On the plugin api stability of the 0.6.x (and the planned lack of that)

Recently the plugin/extension mechanism of great projects like py.test and flask have been an inspiration for minimalism and simplicity as well as for lack of painful labor.

The conclusion was quite a bummer - writing pida plugins is rather painful, full of seemingly unnecessary labor and not quite pythonic.

So we decided to try and take ideas from py.test and flask to reshape how plugins are written.

The target is clear - less labor, more fun, less dealing with dozens of dozens of classes.

Big news on the development front

As of yesterday i pushed about 150 changes to main.

The most important change is the removal of our dependency on kiwi, we worked hard to build the replacement named pygtkhelpers.

I also got around merging Bernhard Leiner's restructured-text plugin, which is a very good start providing a outliner and a validator for plain restructured-text as well as sphinx extensions.

Also we recognized a few new needs. Plugins now need proper custom per-project options in terms of api and ui (for example the sphinx base for the restructured-text one). Also we really want to run outliner and validator plugins on jit-ed python interpreters i.e. cpython+psyco/unladen swallow/pypy-c-jit. And of course, not to forget giving access to the java platform via jython.

The next step will be to decide if any of those should be done before the 0.6 release.

About UIs and the future of Pida

As Pida was started, there where two choices for the Toolkit in use. Gtk and Qt3 where available and gtk was the better choice at that time.

The years passed and so did the choices changed. The development on Gtk was rather slow compared to Qt and with the Qt4 a really major step was done which shifted the best choice to Qt.

Also looking at the available text widgets the choices are even more clear. GtkSourceView? got only very little improvement while with kate and other widgets are getting much improvement — while development on medit started stalling.
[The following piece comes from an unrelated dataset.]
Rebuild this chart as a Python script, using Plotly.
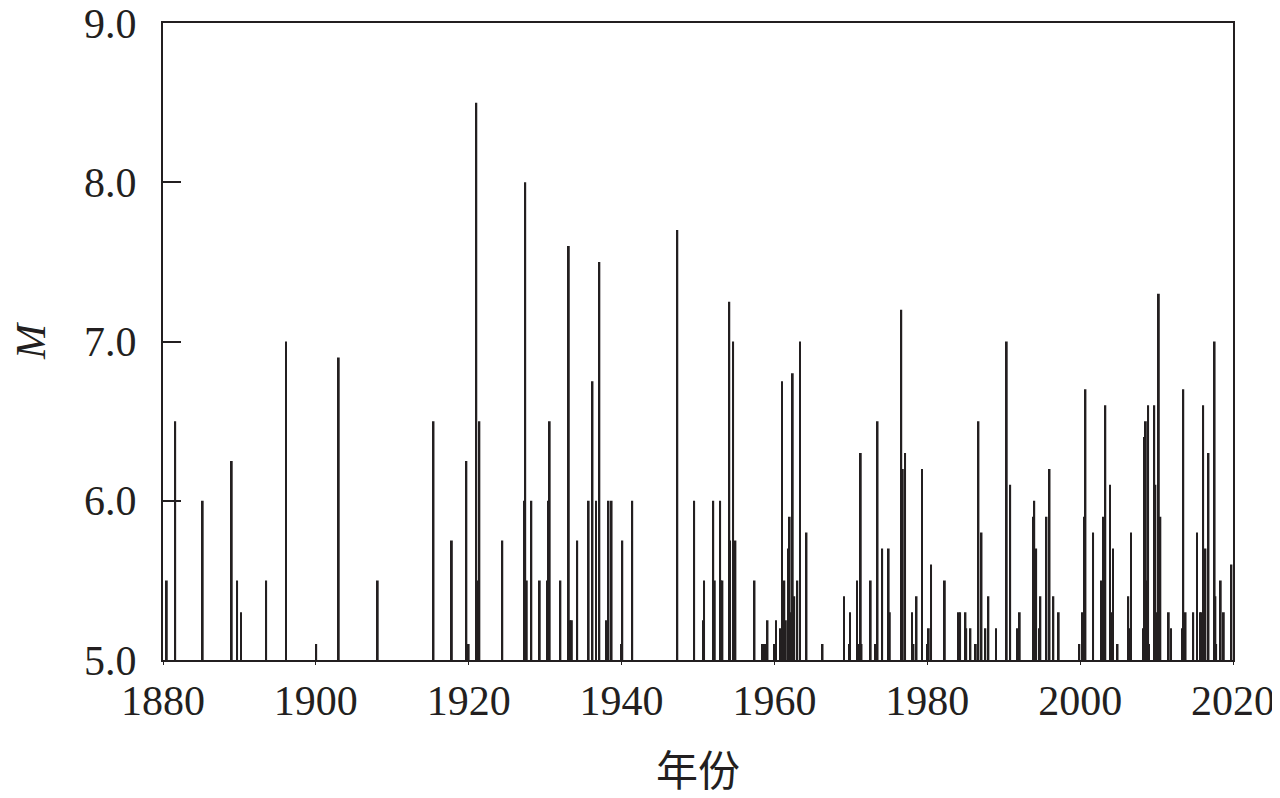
import plotly.graph_objects as go

# Event years (decimal) and magnitudes
years = [
    1880.5, 1881.6, 1885.2, 1889.0, 1889.7, 1890.2, 1893.5, 1896.1, 1900.05, 1903.0,
    1908.1, 1915.4, 1917.8, 1919.7, 1920.0, 1921.0, 1921.3, 1921.4, 1924.4, 1927.3,
    1927.4, 1927.6, 1928.2, 1929.3, 1930.3, 1930.4, 1930.6, 1932.0, 1933.1, 1933.3,
    1933.5, 1934.2, 1935.7, 1936.2, 1936.65, 1937.1, 1938.0, 1938.3, 1938.7, 1940.0,
    1940.1, 1941.4, 1947.3, 1949.5, 1950.65, 1950.8, 1952.0, 1952.2, 1952.9, 1953.0,
    1953.2, 1954.1, 1954.2, 1954.6, 1954.9, 1957.4, 1958.4, 1958.7, 1958.9, 1959.1,
    1960.0, 1960.2, 1960.8, 1961.0, 1961.3, 1961.5, 1961.8, 1962.0, 1962.2, 1962.4,
    1962.6, 1963.0, 1963.35, 1964.2, 1966.3, 1969.1, 1969.8, 1969.9, 1970.8, 1971.0,
    1971.2, 1971.3, 1971.4, 1972.6, 1973.2, 1973.5, 1974.1, 1974.95, 1975.1, 1976.6,
    1976.8, 1977.1, 1978.0, 1978.2, 1978.6, 1979.3, 1980.0, 1980.2, 1980.5, 1982.3,
    1984.1, 1984.3, 1985.0, 1985.1, 1985.65, 1986.35, 1986.7, 1987.1, 1987.6, 1988.0,
    1989.0, 1990.4, 1990.85, 1991.8, 1992.1, 1993.9, 1994.0, 1994.25, 1994.7, 1994.8,
    1995.6, 1996.0, 1996.5, 1997.2, 1999.9, 2000.3, 2000.5, 2000.7, 2001.7, 2002.8,
    2003.0, 2003.3, 2003.9, 2004.2, 2004.3, 2004.9, 2006.3, 2006.4, 2006.65, 2008.3,
    2008.4, 2008.6, 2008.7, 2008.9, 2009.0, 2009.7, 2009.85, 2010.0, 2010.3, 2010.5,
    2011.6, 2011.9, 2013.4, 2013.5, 2013.8, 2014.8, 2015.3, 2015.7, 2015.85, 2016.1,
    2016.4, 2016.8, 2017.6, 2017.7, 2017.8, 2018.4, 2018.8, 2019.8,
]
magnitudes = [
    5.5, 6.5, 6.0, 6.25, 5.5, 5.3, 5.5, 7.0, 5.1, 6.9,
    5.5, 6.5, 5.75, 6.25, 5.1, 8.5, 5.5, 6.5, 5.75, 6.0,
    8.0, 5.5, 6.0, 5.5, 5.5, 6.0, 6.5, 5.5, 7.6, 5.25,
    5.25, 5.75, 6.0, 6.75, 6.0, 7.5, 5.25, 6.0, 6.0, 5.1,
    5.75, 6.0, 7.7, 6.0, 5.25, 5.5, 6.0, 5.5, 6.0, 5.5,
    5.5, 7.25, 5.75, 7.0, 5.75, 5.5, 5.1, 5.1, 5.1, 5.25,
    5.1, 5.25, 5.2, 6.75, 5.5, 5.25, 5.7, 5.9, 5.3, 6.8,
    5.4, 5.5, 7.0, 5.8, 5.1, 5.4, 5.1, 5.3, 5.5, 5.1,
    6.3, 6.3, 5.1, 5.5, 5.1, 6.5, 5.7, 5.7, 5.3, 7.2,
    6.2, 6.3, 5.3, 5.1, 5.4, 6.2, 5.1, 5.2, 5.6, 5.5,
    5.3, 5.3, 5.3, 5.2, 5.2, 5.1, 6.5, 5.8, 5.2, 5.4,
    5.2, 7.0, 6.1, 5.2, 5.3, 5.9, 6.0, 5.7, 5.2, 5.4,
    5.9, 6.2, 5.4, 5.3, 5.1, 5.3, 5.9, 6.7, 5.8, 5.5,
    5.9, 6.6, 6.1, 5.3, 5.7, 5.1, 5.4, 5.2, 5.8, 5.2,
    6.4, 6.5, 5.5, 6.6, 5.1, 6.6, 6.1, 5.3, 7.3, 5.9,
    5.3, 5.2, 5.2, 6.7, 5.3, 5.3, 5.8, 5.3, 5.3, 6.6,
    5.7, 6.3, 7.0, 5.4, 5.1, 5.5, 5.3, 5.6,
]
x_ticks = [1880, 1900, 1920, 1940, 1960, 1980, 2000, 2020]
y_ticks = [5.0, 6.0, 7.0, 8.0, 9.0]

ink = "#231f20"
serif = "Liberation Serif, Times New Roman, serif"

fig = go.Figure(go.Bar(
    x=years, y=magnitudes, width=0.24,
    marker=dict(color=ink, line=dict(width=0)),
    hoverinfo="x+y",
))

fig.update_layout(
    width=1272, height=790,
    margin=dict(l=155, r=47, t=15, b=138),
    paper_bgcolor="white", plot_bgcolor="white",
    showlegend=False,
    font=dict(family=serif, size=42, color=ink),
)
fig.update_xaxes(
    range=[1880, 2020], tickvals=x_ticks, automargin=False,
    ticklabeloverflow="allow",
    showline=True, linecolor=ink, linewidth=2, mirror=True,
    ticks="outside", ticklen=3, tickwidth=1, tickcolor=ink,
    showgrid=False, zeroline=False,
    tickfont=dict(family=serif, size=42, color=ink),
    title=dict(text="年份", font=dict(family="Noto Sans CJK SC", size=42, color=ink), standoff=53),
)
fig.update_yaxes(
    range=[5, 9], tickvals=y_ticks, tickformat=".1f", automargin=False,
    ticklabeloverflow="allow",
    showline=True, linecolor=ink, linewidth=2, mirror=True,
    ticks="inside", ticklen=18, tickwidth=2, tickcolor=ink,
    ticklabelstandoff=16,
    showgrid=False, zeroline=False,
    tickfont=dict(family=serif, size=42, color=ink),
    title=dict(text="<i>M</i>", font=dict(family=serif, size=42, color=ink), standoff=26),
)

fig.write_html("out.html")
Now, while we are at it, why switch from one toolkit to another and not use the oportunity to make things right. So, the overall plan is to separate the gui elements from the logic first, and then start implementing a second gui in Qt.

With the XEmbed support in both toolkits, it as already possible to mix widgets with each other, but using it is rather ugly. For example can widget not be reparented without breaking the connection, but both run in the same main loop, which is a good thing.

As Qt does not provide such a cool widget as we use for the main window currently, this needs to be implemented first. Best would be in C++ so other projects could use it, too.

Investigation showed however, that it seems not to be impossible that a real mixing of widgets can be accomplished. We are already in the same mainloop on a X-Server at least. The best thing would be if we would find a way to use gtk widgets in a qt application.

This redesign is planned for the 0.7 release and 0.6 will become a long living gtk branch.